DH and I have been together 15 years married for 7. Love him dearly but all affection seems to have disappeared. I get a quick peck on the cheek when he gets home from work but that's it really! I don't think he finds me attractive anymore. I miss the random cuddles
Wev'e never been at it like rabbits but I seriously cant remember the last time we had sex! It was that long ago. I miss him. He works long hours and is tired so can kinda understand but I really think he doesnt think of me in that way anymore.
I'm reluctant to say anything to him as I want him to 'want' to.. not because iv'e said.
I've posted many times on MN details which could 'out' me (circumstances of split with ExDH, ongoing problems with ExDH and DDs, city I live in, job I do..) so I've name changed for this. I'm 6 weeks pregnant. From a one night stand with somebody I used to know through work. He isn't married but does have a long term girlfriend, I've only just learnt of this. I can't face telling anybody as I was 100% convinced I didn't want anymore children. My parents will be shocked, as will my friends and I can't imagine what I will tell my DDs. But I want this baby. It seems like a fresh start from ExDH.
The man I'm expecting a child with is from an Orthodox Jewish background (I'm not Jewish) and has made it clear he will not be a prominent role in the child's life and doesn't want his family or friends to find out. We're both in our 30's.
I feel terrible because I was so proud and open with both previous pregnancies but this feels like a shameful secret.
to everybody on this thread.
Balls, no I haven't name changed! Oh well, I'll be posting about this anyway so I 'spose it doesn't hurt to be 'out'
Congratulations Loafers, and if anyone asks tell them you wanted another child and have gone down the sperm donor route not technically a lie if the dad doesn't want a part in the child's life! Be proud of your baby
Can't bothered to namechange so here goes.
After watching 'Priscilla Queen of the desert' a few years ago I went and bought some ping pong balls and had a go myself.
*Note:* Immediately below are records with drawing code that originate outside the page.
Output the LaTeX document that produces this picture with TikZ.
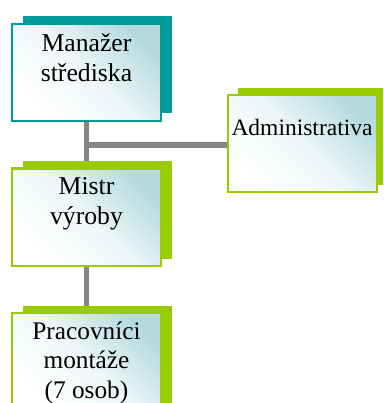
\documentclass[tikz,border=0pt]{standalone}
\usepackage{fontspec}
\setmainfont{Liberation Serif}
\usetikzlibrary{shadows,backgrounds}
\definecolor{tealdark}{HTML}{009A9A}
\definecolor{leafgreen}{HTML}{99CC00}
\definecolor{linkgray}{HTML}{858585}
\definecolor{boxtint}{HTML}{B4DADF}
\definecolor{boxmid}{HTML}{EEF7F8}
\tikzset{
  box/.style={rectangle, minimum width=149pt, minimum height=97pt,
    line width=2pt, inner sep=0pt, shading=axis, top color=boxtint,
    bottom color=white, middle color=boxmid, shading angle=-45},
  tealbox/.style={box, draw=tealdark,
    general shadow={shadow xshift=10.5pt, shadow yshift=8pt, fill=tealdark}},
  greenbox/.style={box, draw=leafgreen,
    general shadow={shadow xshift=10.5pt, shadow yshift=7pt, fill=leafgreen}},
  label text/.style={anchor=north, inner sep=0pt, align=center,
    font=\fontsize{25.7}{30}\selectfont},
  link/.style={draw=linkgray, line width=5.5pt}
}
\begin{document}
\begin{tikzpicture}[x=1pt, y=-1pt]
  \useasboundingbox (0,0) rectangle (383,403);
  \clip (0,0) rectangle (383,403);
  % boxes of the chart
  \node[tealbox]  (mgr)   at (86.5,72.5)  {};
  \node[greenbox] (admin) at (302,143.5)  {};
  \node[greenbox] (mistr) at (86.5,217)   {};
  \node[greenbox] (work)  at (86.5,361)   {};
  % connectors, kept behind the boxes
  \coordinate (joint) at (mgr.south |- 0,145);
  \begin{scope}[on background layer]
    \draw[link] (mgr.south) -- (mistr.north);
    \draw[link] (mistr.south) -- (work.north);
    \draw[link] ([xshift=-2.75pt]joint) -- (admin.west |- joint);
  \end{scope}
  % texts
  \node[label text] (tmgr)   at ([yshift=-10pt]mgr.north)   {Manažer\\střediska};
  \node[label text, font=\fontsize{23.5}{28}\selectfont]
                    (tadmin) at ([yshift=-25pt]admin.north) {Administrativa};
  \node[label text] (tmistr) at ([yshift=-10pt]mistr.north) {Mistr\\výroby};
  \node[label text, font=\fontsize{25.3}{29.5}\selectfont]
                    (twork)  at ([yshift=-10pt]work.north)  {Pracovníci\\montáže\\(7 osob)};
\end{tikzpicture}
\end{document}
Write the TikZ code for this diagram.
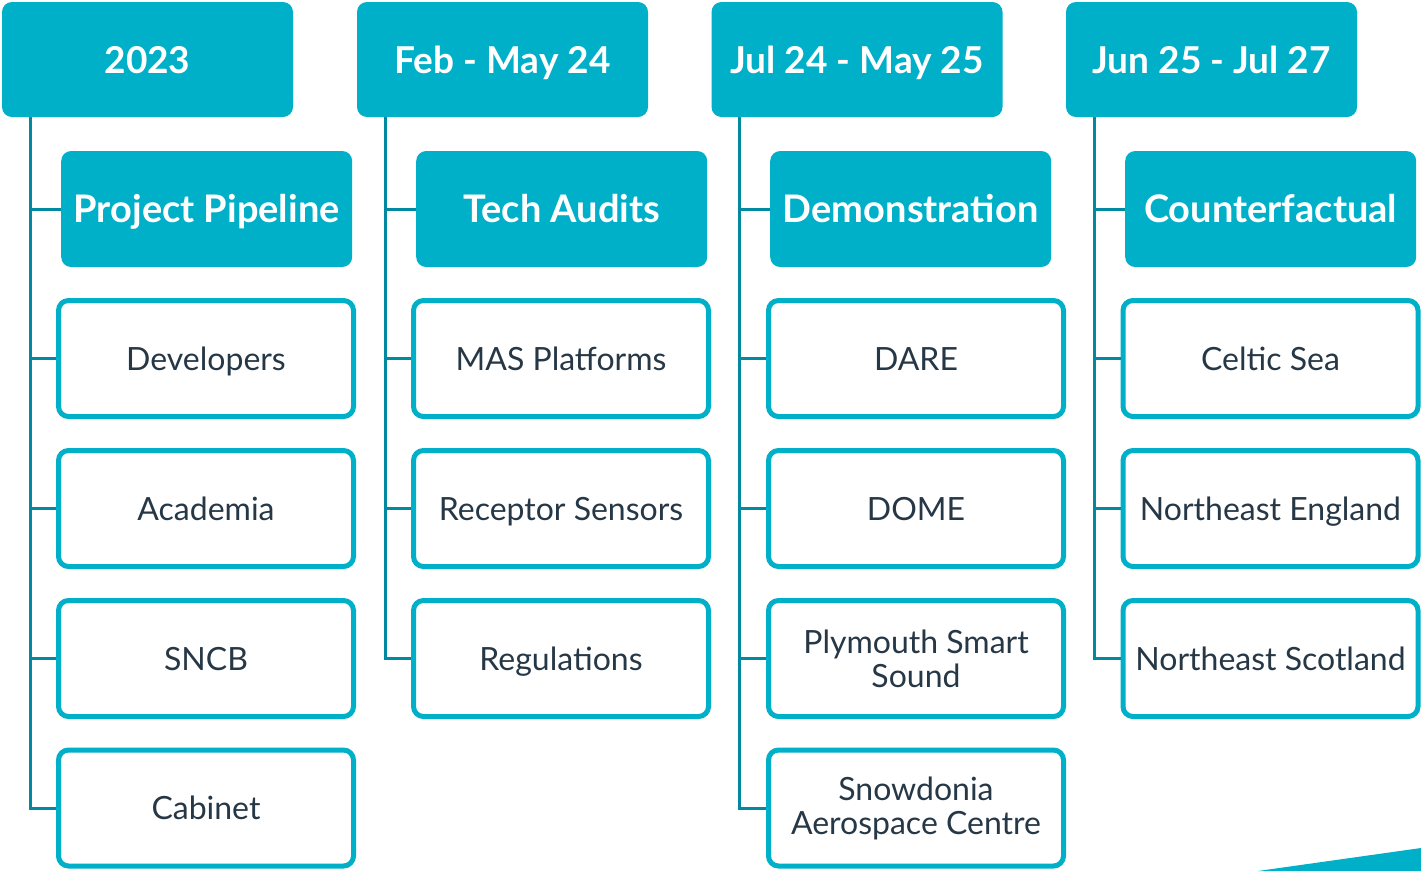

I'm proud to say I can fire one some way.
Well, this couldn't have come at a better time.
I was in an abusive relationship - emotional and physical abuse but I ended it.
Now I've started seeing a new guy who is amazing.
Everything I want in a partner: kind, supportive, clever, emotionally intelligent, compassionate as well as being someone I am really attracted to and we both really feel things are going to work out long term between us. So far, so good.
Except, the other week I slept with my ex. He still wants me back and to be honest I enjoyed having some power over him and enjoyed hurting him by telling him it would never happen again.
This is bad enough, but we had unprotected sex and I had to take the morning after pill. Less than a week later I had sex with my new partner and the condom broke and I had to take the morning after pill again.
Today I've woken up feeling dreadful and was really worried I was pregnant. I've done a test and it's negative thankfully (I already have 4DC)
I'm so ashamed and can't tell anyone about this.
It feels like I should be on Jeremy Kyle.
My new partner really doesn't deserve to be treated like this but I daren't tell him as I know it will be a deal breaker.
He's also getting a load of grief from his ex wife at the moment regarding access to their 3DC and thinks I've been his 'rock' throughout it all.
I know I deserve a total flaming for this.
I'm blissfully happy with DH, been together over 10yrs.
But I became friends with a man a few years ago and have feelings for him. He knew at one point, but I think he's under the impression that it's waned. If he made a move I think I'd reciprocate. And I think I'd feel better for having it out of my system.
Also, I get a little thrill from people finding me attractive.